Le Ceylon Teachers Union et le Ceylon Teacher Services Union, contrôlé par le JVP, ont trahi une campagne de 100 jours pour les salaires des enseignants l’année dernière et ont accepté une offre très réduite du gouvernement. La Fédération des professionnels de la santé a trahi une grève le mois dernier et a même admis que sa campagne limitée visait à «gérer» la colère de ses membres.
Le Parti de l’égalité socialiste (PES) fait campagne pour un programme d’action socialiste qui permet à la classe ouvrière de lutter pour ses droits démocratiques et sociaux. Nous sommes d’accord pour dire que le président et son gouvernement doivent partir, mais ce n’est pas suffisant. Le PES demande l’abolition de la présidence exécutive, et pas seulement des changements cosmétiques qui laisseraient au président des pouvoirs antidémocratiques étendus.

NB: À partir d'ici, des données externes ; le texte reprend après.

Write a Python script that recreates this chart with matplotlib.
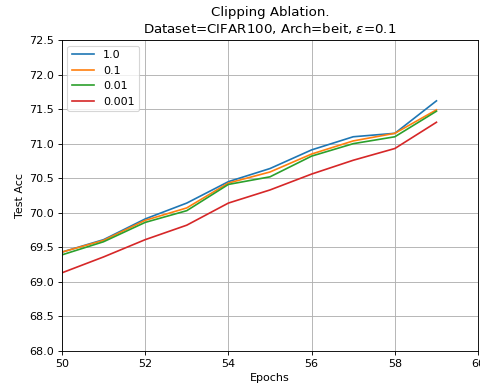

Seule la classe ouvrière peut apporter une solution à la dévastation sociale créée par le capitalisme, mais à l’heure actuelle, toute lutte véritable est bloquée par les syndicats qui agissent comme une police industrielle pour la classe dirigeante. Le PES invite les travailleurs à sortir du carcan des syndicats et à prendre les choses en main en formant des comités d’action indépendants, démocratiquement élus, sur les lieux de travail, dans les usines et les quartiers.
Ce n’est que par une réorganisation complète de l’économie que l’on pourra répondre aux besoins pressants des travailleurs et des pauvres. Nous préconisons la répudiation de la dette extérieure, le contrôle ouvrier de la production et de la distribution, et la nationalisation des banques et des grandes entreprises sous le contrôle démocratique de la classe ouvrière.
Sur la base de cette lutte politique, la classe ouvrière peut rallier les masses urbaines et rurales à ses côtés et jeter les bases d’un gouvernement ouvrier et paysan pour mettre en œuvre des politiques socialistes. Les alliés des travailleurs sri-lankais dans cette lutte sont les travailleurs du monde entier qui affrontent les mêmes attaques contre leurs droits sociaux et démocratiques essentiels.
Telle est la perspective politique avancée par le Parti de l’égalité socialiste. Nous vous invitons à vous joindre à cette lutte et à rejoindre et construire le PES.